De regels veranderen de komende jaren:
-
vanaf 1 januari 2026 gaat het minimumbouwjaar omhoog van 15 naar 16 jaar
-
vanaf 1 januari 2027 geldt een minimumbouwjaar van 25 jaar
-
het bijtellingstarief blijft 35% van de dagwaarde.
extra heffing voor fossiele auto’s (vanaf 2027)
Voor fossiele auto’s komt er per 1 januari 2027 een pseudo-eindheffing van 12% bij privégebruik. Daarbij geldt dat ook woon-werkverkeer als privégebruik wordt aangemerkt. Hierdoor vallen ook auto’s die hoofdzakelijk voor woon-werkritten worden gebruikt onder de nieuwe heffing.
Bestaande contracten hebben overgangsrecht tot 2030.
bewijslast privégebruik
Als je medewerker aangeeft dat hij in het komende kalenderjaar niet meer dan 500 privékilometers zal rijden, kun je om die reden besluiten de bijtelling achterwege te laten, maar de verantwoordelijkheid voor deze beslissing ligt bij jou. Met andere woorden: de bewijslast van het privégebruik van de auto door je medewerker ligt bij jou, als werkgever. Als je loonadministratie niet klopt, kun je rekenen op een naheffingsaanslag loonheffingen. Daarbij kunnen flinke boetes worden opgelegd.
verklaring geen privégebruik auto
Je kunt de bewijslast bij je medewerker neerleggen door middel van een Verklaring geen privégebruik auto. Als je medewerker verwacht dat hij niet meer dan 500 privékilometers op kalenderjaarbasis in zijn auto van de zaak rijdt, kan hij deze verklaring vooraf bij de Belastingdienst aanvragen en de afgegeven verklaring aan jou geven. Op basis van de afgegeven verklaring hoef je dan geen loonheffingen meer in te houden en af te dragen over het privégebruik van de auto. De verklaring is voor onbepaalde tijd geldig, en wordt aangevraagd op het kenteken van de auto. Bij een nieuw kenteken moet dit worden doorgegeven aan de Belastingdienst. Je medewerker moet een sluitende kilometeradministratie bijhouden om desgevraagd te kunnen aantonen dat hij per kalenderjaar maximaal 500 privékilometers heeft gereden. Overschrijdt je medewerker de grens van 500 km, dan moet hij de verklaring weer intrekken.
bestelauto’s
Voor bestelauto’s hoeft er ook geen bijtelling plaats te vinden als aan een aantal voorwaarden is voldaan.

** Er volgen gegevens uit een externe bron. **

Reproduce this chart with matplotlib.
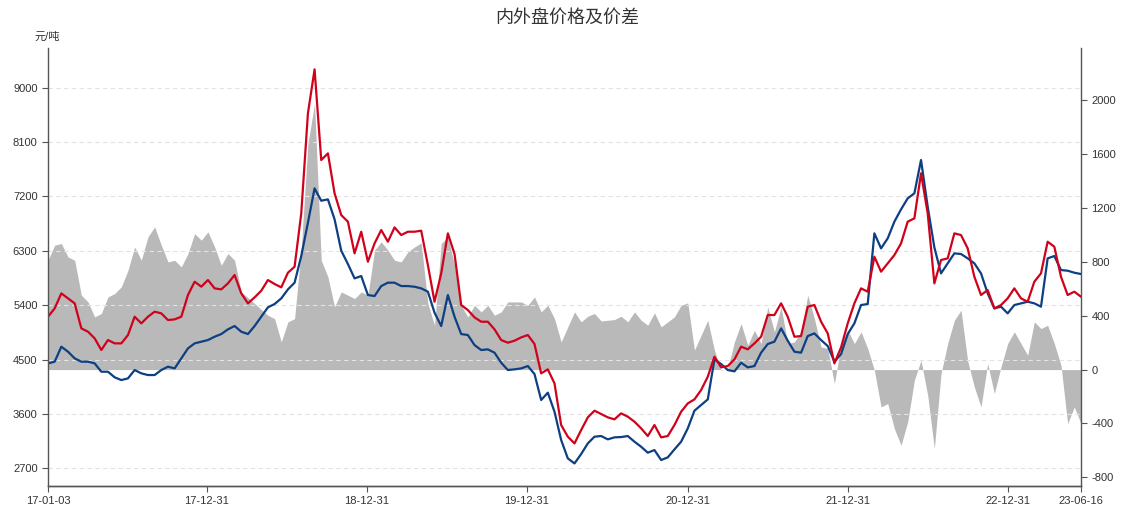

Medewerkers die een bestelauto van de zaak alleen zakelijk gebruiken, kunnen gebruikmaken van de Verklaring uitsluitend zakelijk gebruik bestelauto. Je hoeft dan geen bijtelling privégebruik auto bij het loon van die medewerkers te tellen. Bovendien hoeven je medewerkers geen rittenregistratie bij te houden.
Voor het doorlopend afwisselend gebruik van bestelauto’s door meerdere medewerkers, geldt voor de waardering van het privévoordeel een eindheffingsregeling. Als voldaan wordt aan de voorwaarden betaalt de werkgever hiervoor een vast bedrag per bestelauto. Dat bedrag was tot en met 2024 op jaarbasis € 300. Dit bedrag is sinds de invoering van de regeling in 2006 niet geïndexeerd. Voor 2025 geldt een bedrag van € 438. De werkgever moet dit bedrag evenredig over de aangiftetijdvakken verdelen. Voor een maandaangifte is dat voor elke bestelauto € 36,50.